DO THIS: Only the lines from the start of the data through the line with "width=339pt, minimum height=111pt]" belong in the copy. Restate them word for word, minus the pictures.

-- begin --

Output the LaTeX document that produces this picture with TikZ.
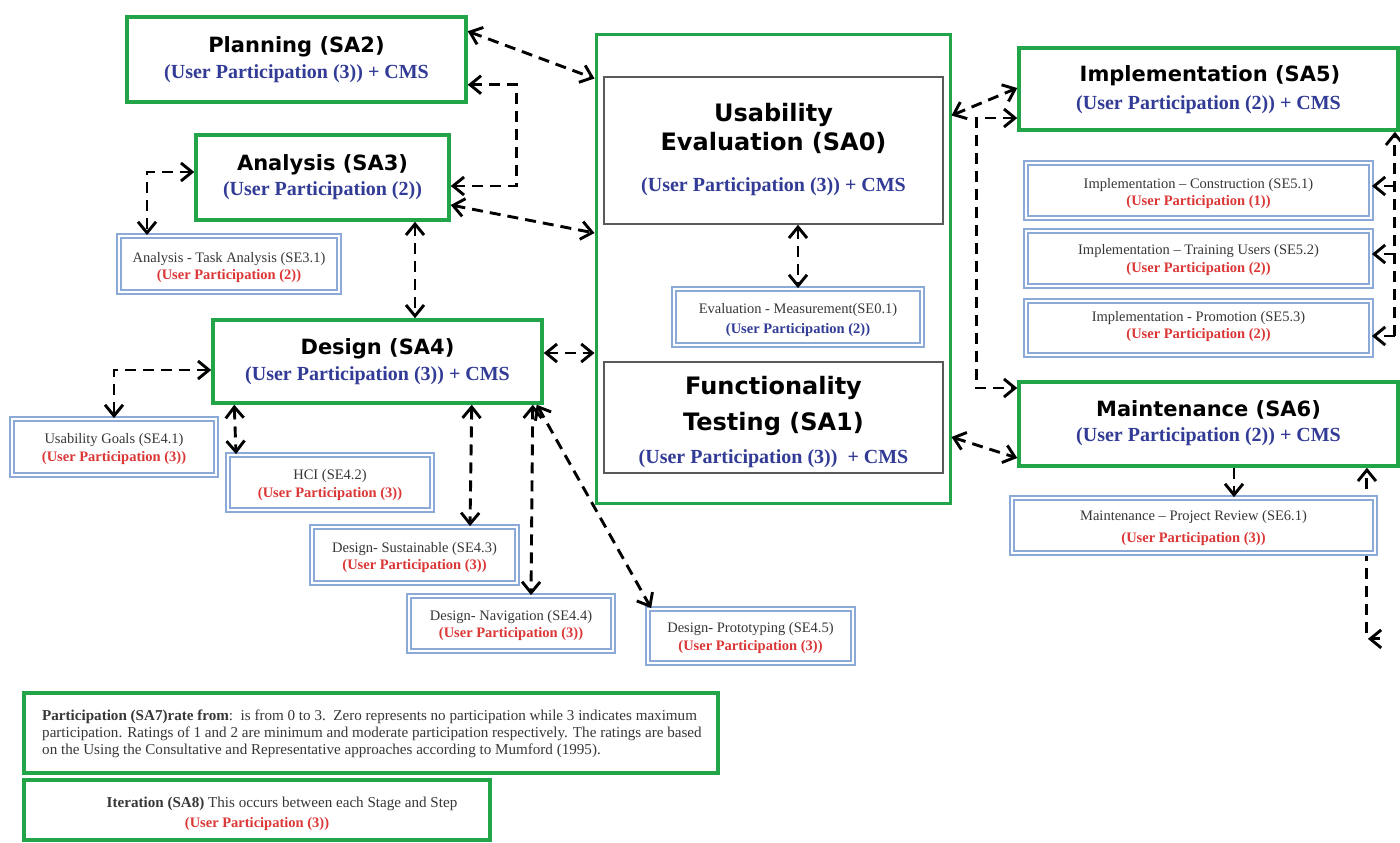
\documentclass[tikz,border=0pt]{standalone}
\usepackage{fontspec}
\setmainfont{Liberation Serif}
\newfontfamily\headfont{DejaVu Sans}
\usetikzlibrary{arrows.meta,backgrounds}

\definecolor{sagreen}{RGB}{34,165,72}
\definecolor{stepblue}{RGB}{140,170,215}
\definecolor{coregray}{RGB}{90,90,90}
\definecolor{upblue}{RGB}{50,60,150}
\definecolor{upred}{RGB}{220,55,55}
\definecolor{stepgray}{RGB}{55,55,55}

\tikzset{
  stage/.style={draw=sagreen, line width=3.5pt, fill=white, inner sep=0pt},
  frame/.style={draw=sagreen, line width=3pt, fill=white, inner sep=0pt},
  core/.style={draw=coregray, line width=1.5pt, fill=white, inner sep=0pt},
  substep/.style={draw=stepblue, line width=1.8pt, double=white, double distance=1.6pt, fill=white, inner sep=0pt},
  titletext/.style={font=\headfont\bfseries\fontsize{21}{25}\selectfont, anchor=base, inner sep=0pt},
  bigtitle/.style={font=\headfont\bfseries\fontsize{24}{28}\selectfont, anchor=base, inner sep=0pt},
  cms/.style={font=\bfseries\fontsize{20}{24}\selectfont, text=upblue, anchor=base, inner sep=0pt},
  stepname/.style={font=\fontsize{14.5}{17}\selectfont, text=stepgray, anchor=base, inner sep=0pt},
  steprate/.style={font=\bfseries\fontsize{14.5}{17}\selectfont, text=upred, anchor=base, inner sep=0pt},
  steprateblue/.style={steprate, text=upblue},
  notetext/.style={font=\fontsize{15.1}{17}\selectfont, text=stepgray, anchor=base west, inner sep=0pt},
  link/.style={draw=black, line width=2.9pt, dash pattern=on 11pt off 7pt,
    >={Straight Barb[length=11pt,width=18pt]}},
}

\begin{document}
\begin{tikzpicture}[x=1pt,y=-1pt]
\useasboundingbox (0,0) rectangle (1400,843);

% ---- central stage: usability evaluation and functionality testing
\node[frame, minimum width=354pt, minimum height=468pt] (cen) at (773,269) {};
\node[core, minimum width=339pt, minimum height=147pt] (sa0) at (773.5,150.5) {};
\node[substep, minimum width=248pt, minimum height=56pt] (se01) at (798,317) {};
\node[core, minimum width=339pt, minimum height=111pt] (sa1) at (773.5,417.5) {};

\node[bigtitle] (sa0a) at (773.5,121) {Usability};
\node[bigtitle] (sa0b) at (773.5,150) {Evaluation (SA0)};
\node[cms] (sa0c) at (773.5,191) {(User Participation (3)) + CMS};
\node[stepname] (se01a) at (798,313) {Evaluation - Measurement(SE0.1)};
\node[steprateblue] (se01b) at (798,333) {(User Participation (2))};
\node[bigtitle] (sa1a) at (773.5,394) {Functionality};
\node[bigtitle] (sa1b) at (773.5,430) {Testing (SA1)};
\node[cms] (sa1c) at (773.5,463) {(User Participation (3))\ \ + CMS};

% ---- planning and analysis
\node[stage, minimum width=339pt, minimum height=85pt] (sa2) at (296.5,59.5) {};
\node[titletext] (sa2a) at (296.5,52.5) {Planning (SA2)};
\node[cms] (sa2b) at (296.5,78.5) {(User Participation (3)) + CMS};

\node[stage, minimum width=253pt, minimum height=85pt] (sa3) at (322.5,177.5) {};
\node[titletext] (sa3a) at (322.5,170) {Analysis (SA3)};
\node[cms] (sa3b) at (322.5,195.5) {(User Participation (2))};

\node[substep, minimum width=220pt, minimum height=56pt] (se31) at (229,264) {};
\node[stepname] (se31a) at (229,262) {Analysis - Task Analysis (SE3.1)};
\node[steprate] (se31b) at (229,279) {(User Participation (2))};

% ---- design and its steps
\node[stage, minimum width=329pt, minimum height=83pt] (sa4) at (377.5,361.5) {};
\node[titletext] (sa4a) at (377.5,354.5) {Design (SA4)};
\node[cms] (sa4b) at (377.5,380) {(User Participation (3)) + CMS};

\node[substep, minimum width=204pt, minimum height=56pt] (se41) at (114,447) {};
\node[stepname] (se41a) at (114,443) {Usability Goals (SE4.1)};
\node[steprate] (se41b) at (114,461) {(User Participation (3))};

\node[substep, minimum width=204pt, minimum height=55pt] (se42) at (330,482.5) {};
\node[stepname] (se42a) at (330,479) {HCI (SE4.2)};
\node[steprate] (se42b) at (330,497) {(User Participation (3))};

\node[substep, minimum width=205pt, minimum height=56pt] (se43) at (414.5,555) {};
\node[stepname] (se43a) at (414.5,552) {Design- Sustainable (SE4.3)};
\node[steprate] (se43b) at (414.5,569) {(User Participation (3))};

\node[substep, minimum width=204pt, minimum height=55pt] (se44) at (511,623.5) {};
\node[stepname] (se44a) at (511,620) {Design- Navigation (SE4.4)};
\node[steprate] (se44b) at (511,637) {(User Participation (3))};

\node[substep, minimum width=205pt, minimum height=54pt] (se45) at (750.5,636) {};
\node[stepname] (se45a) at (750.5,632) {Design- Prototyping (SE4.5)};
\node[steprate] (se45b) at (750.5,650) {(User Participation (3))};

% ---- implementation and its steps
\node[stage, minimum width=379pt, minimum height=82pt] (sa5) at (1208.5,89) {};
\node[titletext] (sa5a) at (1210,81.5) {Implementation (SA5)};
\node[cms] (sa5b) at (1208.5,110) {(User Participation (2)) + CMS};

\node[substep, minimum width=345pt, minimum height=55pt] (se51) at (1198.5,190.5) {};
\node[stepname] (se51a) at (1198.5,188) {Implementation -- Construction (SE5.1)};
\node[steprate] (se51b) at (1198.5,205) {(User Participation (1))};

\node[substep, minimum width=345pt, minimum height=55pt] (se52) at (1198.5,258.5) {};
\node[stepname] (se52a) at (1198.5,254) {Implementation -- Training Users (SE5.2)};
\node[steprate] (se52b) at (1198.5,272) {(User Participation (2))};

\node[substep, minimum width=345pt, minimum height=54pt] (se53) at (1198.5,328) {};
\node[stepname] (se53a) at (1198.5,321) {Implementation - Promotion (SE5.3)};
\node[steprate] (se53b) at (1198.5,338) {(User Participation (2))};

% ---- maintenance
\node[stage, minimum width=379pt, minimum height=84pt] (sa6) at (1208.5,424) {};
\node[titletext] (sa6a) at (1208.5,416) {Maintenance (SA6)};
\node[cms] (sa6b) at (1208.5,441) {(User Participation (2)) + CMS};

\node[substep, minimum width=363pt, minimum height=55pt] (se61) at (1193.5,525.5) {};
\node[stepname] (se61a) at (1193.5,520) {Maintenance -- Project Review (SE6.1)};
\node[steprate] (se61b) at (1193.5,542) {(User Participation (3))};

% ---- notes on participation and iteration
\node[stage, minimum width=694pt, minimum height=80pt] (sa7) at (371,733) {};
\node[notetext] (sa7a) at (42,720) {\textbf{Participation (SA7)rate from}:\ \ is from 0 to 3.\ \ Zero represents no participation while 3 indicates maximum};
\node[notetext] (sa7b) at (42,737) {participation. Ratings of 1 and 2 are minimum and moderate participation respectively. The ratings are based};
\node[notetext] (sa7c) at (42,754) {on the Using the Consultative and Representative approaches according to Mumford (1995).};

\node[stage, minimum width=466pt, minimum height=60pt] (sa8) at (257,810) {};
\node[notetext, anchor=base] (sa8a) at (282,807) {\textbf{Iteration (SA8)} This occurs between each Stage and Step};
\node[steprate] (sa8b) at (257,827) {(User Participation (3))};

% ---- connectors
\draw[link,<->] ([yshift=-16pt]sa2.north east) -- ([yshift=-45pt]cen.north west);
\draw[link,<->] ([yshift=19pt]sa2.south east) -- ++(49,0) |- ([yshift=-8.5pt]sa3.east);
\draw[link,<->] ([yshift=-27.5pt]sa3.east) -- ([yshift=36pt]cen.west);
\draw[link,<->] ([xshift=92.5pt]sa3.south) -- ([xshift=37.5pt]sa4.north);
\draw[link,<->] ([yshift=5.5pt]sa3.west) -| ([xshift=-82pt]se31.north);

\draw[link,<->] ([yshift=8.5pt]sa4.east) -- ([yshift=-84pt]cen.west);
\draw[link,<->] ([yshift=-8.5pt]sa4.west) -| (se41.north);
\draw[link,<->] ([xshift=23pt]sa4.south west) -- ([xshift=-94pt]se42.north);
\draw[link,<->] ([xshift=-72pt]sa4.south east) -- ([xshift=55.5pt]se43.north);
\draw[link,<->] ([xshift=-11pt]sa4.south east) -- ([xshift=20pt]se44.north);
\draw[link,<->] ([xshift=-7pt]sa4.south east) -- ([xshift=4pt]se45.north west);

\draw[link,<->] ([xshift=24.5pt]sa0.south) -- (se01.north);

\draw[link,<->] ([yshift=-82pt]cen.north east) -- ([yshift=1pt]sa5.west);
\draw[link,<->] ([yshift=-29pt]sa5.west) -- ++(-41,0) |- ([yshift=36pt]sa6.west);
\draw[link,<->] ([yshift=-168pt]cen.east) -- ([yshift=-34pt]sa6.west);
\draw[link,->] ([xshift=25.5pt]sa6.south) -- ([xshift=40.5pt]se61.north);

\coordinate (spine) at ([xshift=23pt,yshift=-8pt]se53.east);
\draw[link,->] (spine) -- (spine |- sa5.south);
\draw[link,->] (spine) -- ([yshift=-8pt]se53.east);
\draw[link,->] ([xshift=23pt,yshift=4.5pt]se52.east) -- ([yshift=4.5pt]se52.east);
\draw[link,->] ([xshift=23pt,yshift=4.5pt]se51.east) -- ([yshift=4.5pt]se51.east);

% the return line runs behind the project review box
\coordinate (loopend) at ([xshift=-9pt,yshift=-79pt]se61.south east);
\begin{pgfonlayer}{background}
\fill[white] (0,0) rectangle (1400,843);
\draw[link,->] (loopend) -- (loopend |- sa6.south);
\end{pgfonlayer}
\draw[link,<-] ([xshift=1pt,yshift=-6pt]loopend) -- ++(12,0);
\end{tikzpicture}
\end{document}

-- end --

FINISHED EXERCISE:
Output the LaTeX document that produces this picture with TikZ.
\documentclass[tikz,border=0pt]{standalone}
\usepackage{fontspec}
\setmainfont{Liberation Serif}
\newfontfamily\headfont{DejaVu Sans}
\usetikzlibrary{arrows.meta,backgrounds}

\definecolor{sagreen}{RGB}{34,165,72}
\definecolor{stepblue}{RGB}{140,170,215}
\definecolor{coregray}{RGB}{90,90,90}
\definecolor{upblue}{RGB}{50,60,150}
\definecolor{upred}{RGB}{220,55,55}
\definecolor{stepgray}{RGB}{55,55,55}

\tikzset{
  stage/.style={draw=sagreen, line width=3.5pt, fill=white, inner sep=0pt},
  frame/.style={draw=sagreen, line width=3pt, fill=white, inner sep=0pt},
  core/.style={draw=coregray, line width=1.5pt, fill=white, inner sep=0pt},
  substep/.style={draw=stepblue, line width=1.8pt, double=white, double distance=1.6pt, fill=white, inner sep=0pt},
  titletext/.style={font=\headfont\bfseries\fontsize{21}{25}\selectfont, anchor=base, inner sep=0pt},
  bigtitle/.style={font=\headfont\bfseries\fontsize{24}{28}\selectfont, anchor=base, inner sep=0pt},
  cms/.style={font=\bfseries\fontsize{20}{24}\selectfont, text=upblue, anchor=base, inner sep=0pt},
  stepname/.style={font=\fontsize{14.5}{17}\selectfont, text=stepgray, anchor=base, inner sep=0pt},
  steprate/.style={font=\bfseries\fontsize{14.5}{17}\selectfont, text=upred, anchor=base, inner sep=0pt},
  steprateblue/.style={steprate, text=upblue},
  notetext/.style={font=\fontsize{15.1}{17}\selectfont, text=stepgray, anchor=base west, inner sep=0pt},
  link/.style={draw=black, line width=2.9pt, dash pattern=on 11pt off 7pt,
    >={Straight Barb[length=11pt,width=18pt]}},
}

\begin{document}
\begin{tikzpicture}[x=1pt,y=-1pt]
\useasboundingbox (0,0) rectangle (1400,843);

% ---- central stage: usability evaluation and functionality testing
\node[frame, minimum width=354pt, minimum height=468pt] (cen) at (773,269) {};
\node[core, minimum width=339pt, minimum height=147pt] (sa0) at (773.5,150.5) {};
\node[substep, minimum width=248pt, minimum height=56pt] (se01) at (798,317) {};
\node[core, minimum width=339pt, minimum height=111pt] (sa1) at (773.5,417.5) {};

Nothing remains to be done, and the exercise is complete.